25 years ago today


(This is a repost of the entry I posted here on 8 December 2005, slightly updated. I can’t really think of anything to add to this.)

25 years ago today, I was on the phone with my friend Dave Wright, talking about god knows what (probably our pirate radio aspirations), when he interrupted the conversation: “Oh my God, I just heard John and Yoko got shot.” I ran in the other room and asked my parents if it were true. They hadn’t heard anything about it yet, but about 30 seconds later, the news flash came through. Dave had gotten a garbled version of it; John was shot. (John Lennon, for you youngsters.)

At first there was still some hope that he might live — all they had said was that he was shot, that’s all. But the news came along pretty quickly that he was dead. I went upstairs to my attic bedroom and flipped the radio dial. “Imagine” was everywhere. If it wasn’t “Imagine,” it was the new single that had just come out to mark John’s return to the pop world, “Starting Over.” And if it wasn’t that, it was the seasonally appropriate yet sadly incongruous ”Happy Xmas (War Is Over).” Every station, up and down the dial.

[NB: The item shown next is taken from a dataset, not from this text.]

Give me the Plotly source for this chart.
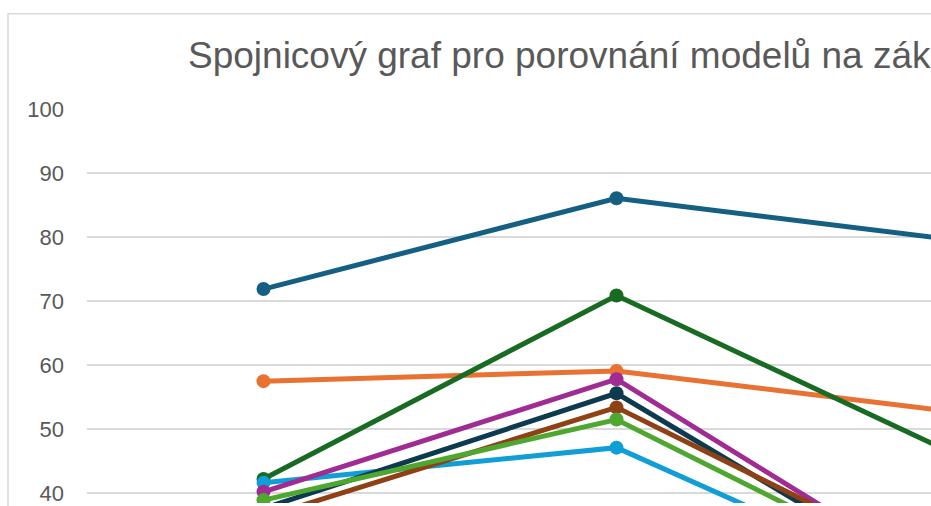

Stations that didn’t normally play pop or rock, stations that didn’t normally play music — programming stopped to pay tribute.

The next day I wore my Beatlemania shirt to school, because it was black. Eric Oberg read the morning news on the school’s closed-circuit tv station, and he was crying. I think those of us in high school then were among the youngest people to really care about the Beatles that much. Remember that in 1980, the Beatles had only been broken up for 10 years — it’s been 11 years now Kurt Cobain died; does that really seem like a long time ago? In 1980, tenth-graders like me had heard the Beatles from birth, if not earlier. Now I have students who were born well after John Lennon died, and the Beatles have been broken up more than twice as long as they were together.

To this day, “Happy Xmas” makes me cry.

One thought on “25 years ago today

  1. On December 8th, 1980, I was a layout artist for the Columbia Daily Tribune in Columbia, MO. We were putting her ‘to bed’ as it were, when one of the teletype editors rushed in. We all misheard him, “My God! John Lennon’s shot and killed someone!” Despite having a deadline for final cuts, the entire composing room staff rushed over to the teletype, where as a group, we watched the unbelievable come across the wires.

    Standing at the massive windows Pressroom windows two hours later, machines swung into motion, cycling round and round on carbon steel plates – John Lennon’s image in negative, words in reverse righting themselves as the newsprint spun forward, eastward, grief in motion, implacably outbound.